• [Given data]:
----------

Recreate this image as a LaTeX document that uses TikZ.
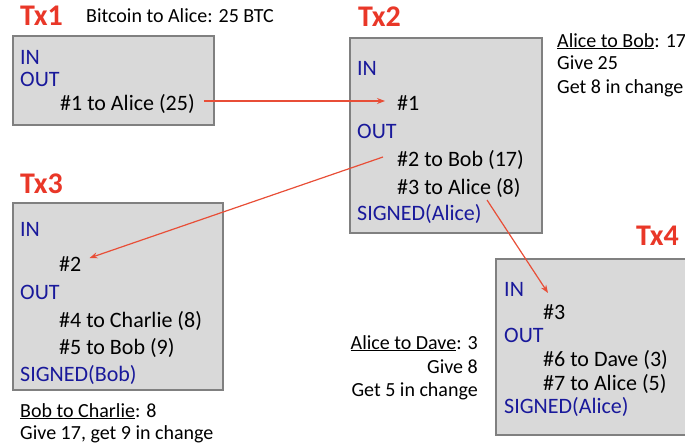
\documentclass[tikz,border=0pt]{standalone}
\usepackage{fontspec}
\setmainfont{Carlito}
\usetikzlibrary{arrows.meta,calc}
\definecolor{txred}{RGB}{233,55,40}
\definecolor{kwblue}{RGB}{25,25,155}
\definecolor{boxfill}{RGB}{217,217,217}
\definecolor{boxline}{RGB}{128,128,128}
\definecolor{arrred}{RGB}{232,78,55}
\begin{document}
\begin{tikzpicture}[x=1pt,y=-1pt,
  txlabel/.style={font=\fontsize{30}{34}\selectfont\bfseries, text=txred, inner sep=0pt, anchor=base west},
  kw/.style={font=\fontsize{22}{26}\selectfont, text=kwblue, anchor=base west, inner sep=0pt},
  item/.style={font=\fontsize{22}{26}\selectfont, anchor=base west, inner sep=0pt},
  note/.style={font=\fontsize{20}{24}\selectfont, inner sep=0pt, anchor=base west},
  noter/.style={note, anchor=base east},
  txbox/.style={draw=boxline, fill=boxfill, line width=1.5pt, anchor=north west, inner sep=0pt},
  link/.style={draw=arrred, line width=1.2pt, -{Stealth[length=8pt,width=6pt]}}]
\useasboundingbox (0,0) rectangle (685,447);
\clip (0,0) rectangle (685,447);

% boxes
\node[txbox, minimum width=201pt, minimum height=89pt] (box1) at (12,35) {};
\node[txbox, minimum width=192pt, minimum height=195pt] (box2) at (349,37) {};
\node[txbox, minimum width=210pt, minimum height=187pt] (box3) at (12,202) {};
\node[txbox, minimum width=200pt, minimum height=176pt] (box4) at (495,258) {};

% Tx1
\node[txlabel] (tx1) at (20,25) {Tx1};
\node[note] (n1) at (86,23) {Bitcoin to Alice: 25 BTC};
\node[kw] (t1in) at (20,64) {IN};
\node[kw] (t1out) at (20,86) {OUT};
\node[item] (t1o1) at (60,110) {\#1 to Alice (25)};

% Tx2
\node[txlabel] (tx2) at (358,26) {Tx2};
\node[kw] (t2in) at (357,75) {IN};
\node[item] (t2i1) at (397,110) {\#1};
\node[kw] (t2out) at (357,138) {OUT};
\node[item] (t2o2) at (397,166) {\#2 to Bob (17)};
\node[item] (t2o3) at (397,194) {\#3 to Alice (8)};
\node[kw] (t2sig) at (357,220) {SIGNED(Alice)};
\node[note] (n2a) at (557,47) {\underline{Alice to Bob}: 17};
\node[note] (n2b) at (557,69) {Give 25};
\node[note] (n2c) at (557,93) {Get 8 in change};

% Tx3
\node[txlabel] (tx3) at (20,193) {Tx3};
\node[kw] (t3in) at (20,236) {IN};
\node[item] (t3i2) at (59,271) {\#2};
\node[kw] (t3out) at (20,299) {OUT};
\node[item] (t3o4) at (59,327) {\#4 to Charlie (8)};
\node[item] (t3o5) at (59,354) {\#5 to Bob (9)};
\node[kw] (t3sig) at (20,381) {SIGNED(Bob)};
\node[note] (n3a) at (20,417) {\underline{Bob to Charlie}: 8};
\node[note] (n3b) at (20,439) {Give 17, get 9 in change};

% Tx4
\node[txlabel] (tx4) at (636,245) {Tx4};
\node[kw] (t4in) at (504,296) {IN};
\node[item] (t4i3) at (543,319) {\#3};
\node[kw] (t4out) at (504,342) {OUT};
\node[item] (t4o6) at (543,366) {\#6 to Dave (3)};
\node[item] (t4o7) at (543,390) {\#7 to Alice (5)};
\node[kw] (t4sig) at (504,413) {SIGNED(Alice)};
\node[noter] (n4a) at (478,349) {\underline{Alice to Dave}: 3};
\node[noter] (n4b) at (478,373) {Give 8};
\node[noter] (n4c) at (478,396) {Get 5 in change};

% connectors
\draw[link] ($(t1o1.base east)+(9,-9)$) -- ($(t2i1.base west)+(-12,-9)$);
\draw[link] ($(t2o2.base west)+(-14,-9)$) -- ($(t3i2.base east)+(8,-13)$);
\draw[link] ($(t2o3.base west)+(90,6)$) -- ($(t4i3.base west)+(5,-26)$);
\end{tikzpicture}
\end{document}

----------

• [Aim]: Leave the pictures out and copy the rest of the data exactly.

• [Worked answer]:
Recreate this image as a LaTeX document that uses TikZ.
\documentclass[tikz,border=0pt]{standalone}
\usepackage{fontspec}
\setmainfont{Carlito}
\usetikzlibrary{arrows.meta,calc}
\definecolor{txred}{RGB}{233,55,40}
\definecolor{kwblue}{RGB}{25,25,155}
\definecolor{boxfill}{RGB}{217,217,217}
\definecolor{boxline}{RGB}{128,128,128}
\definecolor{arrred}{RGB}{232,78,55}
\begin{document}
\begin{tikzpicture}[x=1pt,y=-1pt,
  txlabel/.style={font=\fontsize{30}{34}\selectfont\bfseries, text=txred, inner sep=0pt, anchor=base west},
  kw/.style={font=\fontsize{22}{26}\selectfont, text=kwblue, anchor=base west, inner sep=0pt},
  item/.style={font=\fontsize{22}{26}\selectfont, anchor=base west, inner sep=0pt},
  note/.style={font=\fontsize{20}{24}\selectfont, inner sep=0pt, anchor=base west},
  noter/.style={note, anchor=base east},
  txbox/.style={draw=boxline, fill=boxfill, line width=1.5pt, anchor=north west, inner sep=0pt},
  link/.style={draw=arrred, line width=1.2pt, -{Stealth[length=8pt,width=6pt]}}]
\useasboundingbox (0,0) rectangle (685,447);
\clip (0,0) rectangle (685,447);

% boxes
\node[txbox, minimum width=201pt, minimum height=89pt] (box1) at (12,35) {};
\node[txbox, minimum width=192pt, minimum height=195pt] (box2) at (349,37) {};
\node[txbox, minimum width=210pt, minimum height=187pt] (box3) at (12,202) {};
\node[txbox, minimum width=200pt, minimum height=176pt] (box4) at (495,258) {};

% Tx1
\node[txlabel] (tx1) at (20,25) {Tx1};
\node[note] (n1) at (86,23) {Bitcoin to Alice: 25 BTC};
\node[kw] (t1in) at (20,64) {IN};
\node[kw] (t1out) at (20,86) {OUT};
\node[item] (t1o1) at (60,110) {\#1 to Alice (25)};

% Tx2
\node[txlabel] (tx2) at (358,26) {Tx2};
\node[kw] (t2in) at (357,75) {IN};
\node[item] (t2i1) at (397,110) {\#1};
\node[kw] (t2out) at (357,138) {OUT};
\node[item] (t2o2) at (397,166) {\#2 to Bob (17)};
\node[item] (t2o3) at (397,194) {\#3 to Alice (8)};
\node[kw] (t2sig) at (357,220) {SIGNED(Alice)};
\node[note] (n2a) at (557,47) {\underline{Alice to Bob}: 17};
\node[note] (n2b) at (557,69) {Give 25};
\node[note] (n2c) at (557,93) {Get 8 in change};

% Tx3
\node[txlabel] (tx3) at (20,193) {Tx3};
\node[kw] (t3in) at (20,236) {IN};
\node[item] (t3i2) at (59,271) {\#2};
\node[kw] (t3out) at (20,299) {OUT};
\node[item] (t3o4) at (59,327) {\#4 to Charlie (8)};
\node[item] (t3o5) at (59,354) {\#5 to Bob (9)};
\node[kw] (t3sig) at (20,381) {SIGNED(Bob)};
\node[note] (n3a) at (20,417) {\underline{Bob to Charlie}: 8};
\node[note] (n3b) at (20,439) {Give 17, get 9 in change};

% Tx4
\node[txlabel] (tx4) at (636,245) {Tx4};
\node[kw] (t4in) at (504,296) {IN};
\node[item] (t4i3) at (543,319) {\#3};
\node[kw] (t4out) at (504,342) {OUT};
\node[item] (t4o6) at (543,366) {\#6 to Dave (3)};
\node[item] (t4o7) at (543,390) {\#7 to Alice (5)};
\node[kw] (t4sig) at (504,413) {SIGNED(Alice)};
\node[noter] (n4a) at (478,349) {\underline{Alice to Dave}: 3};
\node[noter] (n4b) at (478,373) {Give 8};
\node[noter] (n4c) at (478,396) {Get 5 in change};

% connectors
\draw[link] ($(t1o1.base east)+(9,-9)$) -- ($(t2i1.base west)+(-12,-9)$);
\draw[link] ($(t2o2.base west)+(-14,-9)$) -- ($(t3i2.base east)+(8,-13)$);
\draw[link] ($(t2o3.base west)+(90,6)$) -- ($(t4i3.base west)+(5,-26)$);
\end{tikzpicture}
\end{document}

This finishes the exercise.